I just got my contender a few weeks ago and I'm already HOOKED!!! I'm looking at barrels, holsters, you name it...


----------



## the r.o.c. (May 30, 2011)

hey silver, i have a bandolier, and find it to be very cumbersome. its like carring a case with a gun in it. now your gun is a lot longer than mine and you prob cant carry it on ur hip. i made a leather holster, and with 2 straps, it can be a shoulder or cross chest. my holster holds my gun snug, and is compact. as you can see . jmo a leather cross chest is 10x better than bando. rodney


----------



## frankwright (Jun 1, 2011)

http://www.pistolpackaging.com/Bandito_Shoulder_Belt_p/bsb.htm

The bandito is about the only leather holster around other than the Quiethide.
I have used the Uncle Mike's Bandolier holster with both 10" and 14" contenders and they work pretty well. Of course they are a little bulky but so is the Contender.

Lately I have gone back to transporting my contender in a simple soft case and when sitting in a tree or walking I use a sling on it. I used this before, got away from it and now have gone back that way as it is what works best for me.

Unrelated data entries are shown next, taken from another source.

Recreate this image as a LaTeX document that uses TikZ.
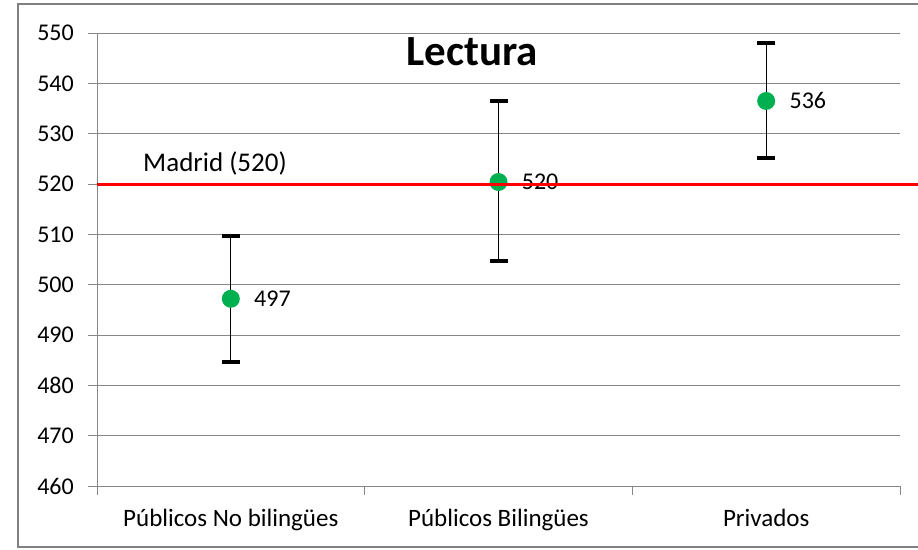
\documentclass[tikz,border=0pt]{standalone}
\usepackage{fontspec}
\setmainfont{Carlito}
\usetikzlibrary{positioning}
\definecolor{gridgray}{RGB}{134,134,134}
\definecolor{framegray}{RGB}{128,128,128}
\definecolor{dotgreen}{RGB}{0,176,80}
\definecolor{madridred}{RGB}{255,0,0}

\begin{document}
\begin{tikzpicture}[
  x=1pt, y=1pt,
  grid/.style={draw=gridgray, line width=1pt},
  ebar/.style={draw=black, line width=1pt},
  ecap/.style={draw=black, line width=4pt},
  pnt/.style={circle, fill=dotgreen, minimum size=18pt, inner sep=0},
  lbl/.style={inner sep=0, font=\fontsize{24}{28}\selectfont},
]

\useasboundingbox (0,0) rectangle (918,549);
\draw [framegray, line width=2pt] (918,545) -- (18,545) -- (18,2) -- (918,2);

\node [lbl, anchor=base, font=\bfseries\fontsize{43}{48}\selectfont] (title) at (472,483) {Lectura};

\begin{scope}[x=267.67pt, y=5.0333pt, shift={(97pt,-2252.33pt)}]
	\foreach \v in {460,470,...,550} {
		\draw [grid] ([xshift=-9pt]0,\v) -- (3,\v);
		\node [lbl, anchor=east] at ([xshift=-23pt]0,\v) {\v};
	}
	\draw [grid] (0,460) -- (0,550);
	\foreach \c in {0,...,3}
		\draw [grid] (\c,460) -- ([yshift=-9pt]\c,460);

	\foreach \c/\t in {0.5/Públicos No bilingües, 1.5/Públicos Bilingües, 2.5/Privados}
		\node [lbl, anchor=base, font=\fontsize{25}{30}\selectfont] at ([yshift=-40pt]\c,460) {\t};

	\foreach \c/\lo/\m/\hi/\n in {0.5/484.6/497.2/509.7/497, 1.5/504.7/520.4/536.5/520, 2.5/525.2/536.5/548.0/536} {
		\coordinate (lo) at (\c,\lo);
		\coordinate (hi) at (\c,\hi);
		\draw [ebar] (lo) -- (hi);
		\draw [ecap] ([xshift=-9pt]lo) -- ([xshift=9pt]lo);
		\draw [ecap] ([xshift=-9pt]hi) -- ([xshift=9pt]hi);
		\node [pnt] (pt) at (\c,\m) {};
		\node [lbl, right=14pt of pt] (val) {\n};
	}

	\coordinate (mstart) at (0,520);
	\coordinate (mend) at (3.067,520);
	\draw [madridred, line width=3pt] (mstart) -- (mend);
	\node [lbl, anchor=west, font=\fontsize{27}{32}\selectfont] (madrid) at ([yshift=21pt]0.172,520) {Madrid (520)};
\end{scope}

\end{tikzpicture}
\end{document}
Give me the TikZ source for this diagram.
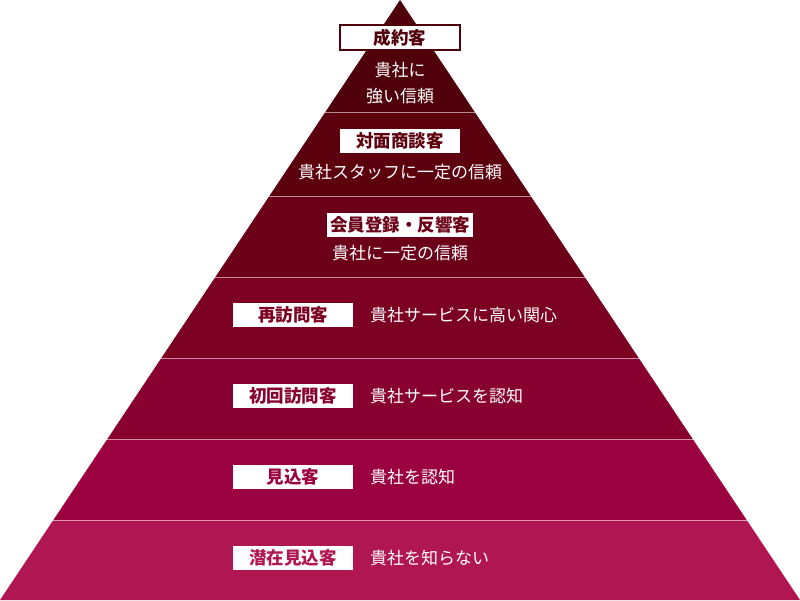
\documentclass[tikz,border=0pt]{standalone}
\usepackage{fontspec}
\setmainfont{Noto Sans CJK JP}
\usetikzlibrary{positioning}

\definecolor{lvA}{HTML}{50000A}
\definecolor{lvB}{HTML}{5D000E}
\definecolor{lvC}{HTML}{6B0018}
\definecolor{lvD}{HTML}{7B0022}
\definecolor{lvE}{HTML}{88002F}
\definecolor{lvF}{HTML}{9B0040}
\definecolor{lvG}{HTML}{B01752}

\tikzset{
    tag/.style={fill=white, minimum width=120pt, minimum height=24pt, inner sep=0pt,
        font=\fontsize{17.5}{19}\selectfont\bfseries},
    say/.style={text=white, inner sep=0pt, font=\fontsize{17}{26}\selectfont},
    sepline/.style={white, opacity=0.55, line width=1pt}
}

\begin{document}
\begin{tikzpicture}[x=1pt, y=-1pt]
            \useasboundingbox (0,0) rectangle (800,600);

            % layers of the pyramid, apex at (400,0), base 0..800
            \foreach \top/\bot/\col in {
                0/112/lvA,
                112/196/lvB,
                196/277/lvC,
                277/358/lvD,
                358/439/lvE,
                439/520/lvF,
                520/600/lvG} {
                \fill[\col] ({400-2*\top/3}, \top) -- ({400+2*\top/3}, \top)
                    -- ({400+2*\bot/3}, \bot) -- ({400-2*\bot/3}, \bot) -- cycle;
            }

            \foreach \y in {112, 196, 277, 358, 439, 520} {
                \draw[sepline] ({400-2*\y/3}, \y) -- ({400+2*\y/3}, \y);
            }

            % upper three layers: label over text
            \node[tag, text=lvA, draw=lvA, line width=1.2pt, minimum height=25pt] (seiyaku) at (400, 37.5) {成約客};
            \node[say, align=center] (seiyakuTxt) at (400, 83) {貴社に\\強い信頼};

            \node[tag, text=lvB] (taimen) at (400, 141) {対面商談客};
            \node[say] (taimenTxt) at (400, 172) {貴社スタッフに一定の信頼};

            \node[tag, text=lvC, minimum width=146pt] (kaiin) at (400, 225) {会員登録・反響客};
            \node[say] (kaiinTxt) at (400, 253) {貴社に一定の信頼};

            % lower four layers: label beside text
            \foreach \name/\yy/\col/\lab/\txt in {
                saihoumon/315/lvD/再訪問客/貴社サービスに高い関心,
                shokai/396/lvE/初回訪問客/貴社サービスを認知,
                mikomi/477/lvF/見込客/貴社を認知,
                senzai/558/lvG/潜在見込客/貴社を知らない} {
                \node[tag, text=\col] (\name) at (293, \yy) {\lab};
                \node[say, anchor=west] (\name Txt) at (370, \yy) {\txt};
            }
        \end{tikzpicture}
\end{document}
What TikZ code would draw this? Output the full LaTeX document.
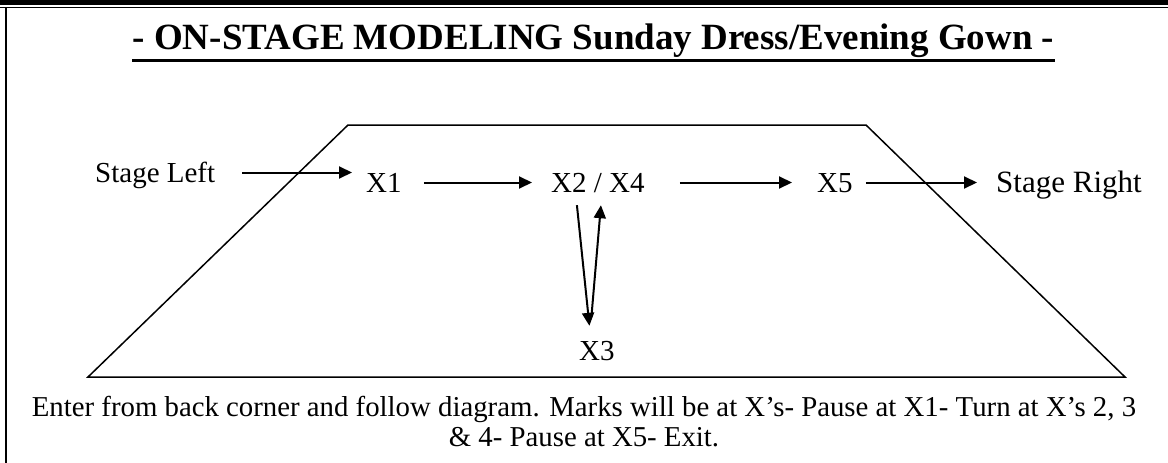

If I am walking in or out in shooting light, the Contender is in my hand anyway. The case protects it in the truck and ATV and also while climbing the tree. Then the case gets stowed and the sling goes around my neck and is adjusted to pull tight to help stabilize the gun when I am ready to shoot.


----------



## trial&error (Jun 1, 2011)

usually plenty of used and new ones on ebay, but always someone willing to pay more than i think it's worth used.


----------



## Eddy M. (Jun 1, 2011)

I'm with Frank I have several "Uncle Mike" shoulder holsters and they carry good,protect the gun but when a limb ,twig strikes that nylon fabric it is LOUD  ---  while I kept putting off buying the Fox Ridge leather shoulder rig I used a  rubber sling set up attached to the barrel and the pistol grip  ---  it hung at my chest and when drawn up to shoot pulled the gun in to my grip  to steady my aim   -  and never made a sound


----------



## Silver Mallard (Jun 2, 2011)

Great info fellas!!!!! Thanks.
Another question, My current barrel is a 44 mag. Looking to get a barrel in rifle carttridge. What barrel would you guys recommend? Cartridge and length? I mostly hunt thick woods with some(very little) shots potentially out to 100yards. Thanks
Dave


----------



## Eddy M. (Jun 2, 2011)

Silver Mallard said:


> Great info fellas!!!!! Thanks.
> Another question, My current barrel is a 44 mag. Looking to get a barrel in rifle carttridge. What barrel would you guys recommend? Cartridge and length? I mostly hunt thick woods with some(very little) shots potentially out to 100yards. Thanks
> Dave



If you reload I'd say 7X30 waters-- don't know if federal still loads them but they shot good in my gun but will soon be re-load only--- 35 remington is great in my contender and easy to find---7MM TCU super accurate -- re-load only--- another re- load only is the 357 MAXIMUM -- hot accurate load- but really no better than the 35 remington at 100 yrds-------------tell us what you are looking at and we can give our opinions -----barrel length is kinda what ever you are ok with -- under 100 yrds I am ok with 10" or 12"--- my 10" 7MM tcu is a .5" gun at 100yrds from a rest on a good day from my old hands


----------